Foi doloroso para o Inter não ganhar do Flamengo, que arrancou empate já nos acréscimos. Mas o resultado não teve absolutamente nenhuma influência no que aconteceu nos dias que seguiram. O rendimento do time foi comemorado internamente. Bater de frente com uma equipe cujo investimento é bem maior e que conquistou grandes títulos na temporada anterior fez os comandados de Coudet "ganharem respeito" e saírem fortalecidos.

O problema é que o relacionamento entre o comandante argentino e a diretoria nunca foi dos melhores. E a explicação é fácil. Coudet queria mais reforços, mas esbarrava frequentemente nos pés do chão da cúpula do futebol colorado, que precisou falar firme em diversos momentos. Portanto, a relação não era fácil e foi piorando com o passar do tempo. Principalmente pelas declarações públicas do treinador.

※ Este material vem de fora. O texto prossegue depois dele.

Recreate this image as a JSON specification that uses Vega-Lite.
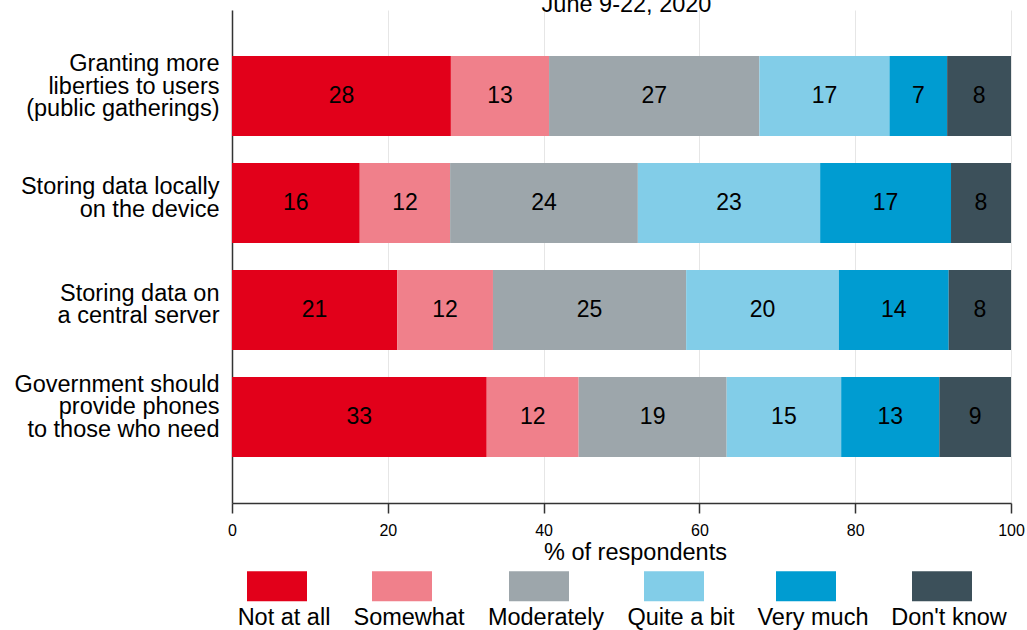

Eduardo Coudet tenso durante empate do Internacional contra o Coritiba  - MAX PEIXOTO/DIA ESPORTIVO/ESTADÃO CONTEÚDO - MAX PEIXOTO/DIA ESPORTIVO/ESTADÃO CONTEÚDO
Imagem: MAX PEIXOTO/DIA ESPORTIVO/ESTADÃO CONTEÚDO

Após vitória com time reserva sobre o Atlético-GO fora de casa, pela Copa do Brasil, Coudet fez críticas em tom de brincadeira. "É como eu mandar você ao mercado para comprar coisas para um churrasco sem dinheiro, e mandar outro com dinheiro. É natural que quem tenha dinheiro faça o melhor churrasco", disse.

Nada disso pegou bem, até porque essa não havia sido a primeira reclamação. Veio o jogo contra o Corinthians, e depois do novo duelo com Atlético-GO, em Porto Alegre, o ápice da turbulência.

De praxe, Coudet citou que "o grupo é curto" e que adversários tem mais "jogadores de hierarquia". Foi além e não se mostrou empolgado com a chegada de Maurício para o meio-campo, único reforço que receberia nesta janela de transferências. Sendo que ele havia pedido publicamente ao menos quatro novos jogadores. Desta vez, a resposta foi imediata. O diretor executivo Rodrigo Caetano pediu a palavra e mandou alguns recados ao treinador, que se sentiu isolado.

Diante desse cenário, Coudet recebeu uma sondagem do Celta de Vigo, da Espanha. Desbravar o mercado europeu sempre foi um objetivo. A decisão de sair do Inter ficou mais fácil com a falta de apoio nos bastidores e, claro, o fato de estarem em páginas distintas em relação à montagem do elenco. Após o jogo contra o Coritiba, domingo (8), informou os dirigentes, que foram pegos de surpresa. Irredutível, comunicou que estava de saída.

O Flamengo, por sua vez, jamais navegou em mares tranquilos após a saída de Jorge Jesus. A escolha por Domènec Torrent se mostrou duvidosa desde os primeiros jogos do catalão pelo Rubro-Negro. Havia um consenso entre diretoria e nova comissão técnica que o melhor caminho seria fazer uma transição tranquila da forma de jogar com o português e que deu tanto certo em 2019. Porém, nada disso aconteceu.

Dome comanda o Flamengo diante do Junior Barranquilla, no Maracanã - Alexandre Loureiro/Conmebol - Alexandre Loureiro/Conmebol
Imagem: Alexandre Loureiro/Conmebol

Convicto, Dome fez mudanças logo de cara e o time piorou. Tais crenças, inclusive, geraram um desgaste interno entre elenco, diretoria e o treinador. O entendimento coletivo é que a filosofia do novo comandante precisaria de tempo e muito treinamento para dar certo - o que está em falta no futebol brasileiro. Neste cenário, era esperado uma mudança de postura de Dome, mas ela jamais aconteceu. Parte da diretoria, inclusive, já estava insatisfeita com ele antes mesmo das históricas goleadas sofridas para são Paulo e Atlético-MG recentemente.

No entanto, o diretor de futebol Marcos Braz teve papel fundamental na manutenção de Dome por mais tempo no Flamengo. Contra o Inter, um jogo decisivo pela liderança do Brasileiro, um resultado heroico. A percepção, porém, é que tudo aconteceu mais na base do coração do que pelo jogo coletivo. Mesmo assim, o empate espantou uma pressão ainda mais precoce. Durou pouco.

A verdade é que Dome não se ajudava. Apesar de querido por todos, ele não conseguiu colocar em prática suas ideias. Além disso, insistia em opções que se mostravam erradas a cada partida. Como, por exemplo, insistir em Gustavo Henrique, mesmo diante falhas em sequência e não utilizar o jovem Thuler, bem avaliado internamente.

Com as goleadas sofridas para São Paulo e Atlético-MG o clima ficou insustentável. Redes sociais, torcida, alta cúpula e grupos políticos pressionavam pela demissão que se concretizou na última segunda-feira (9).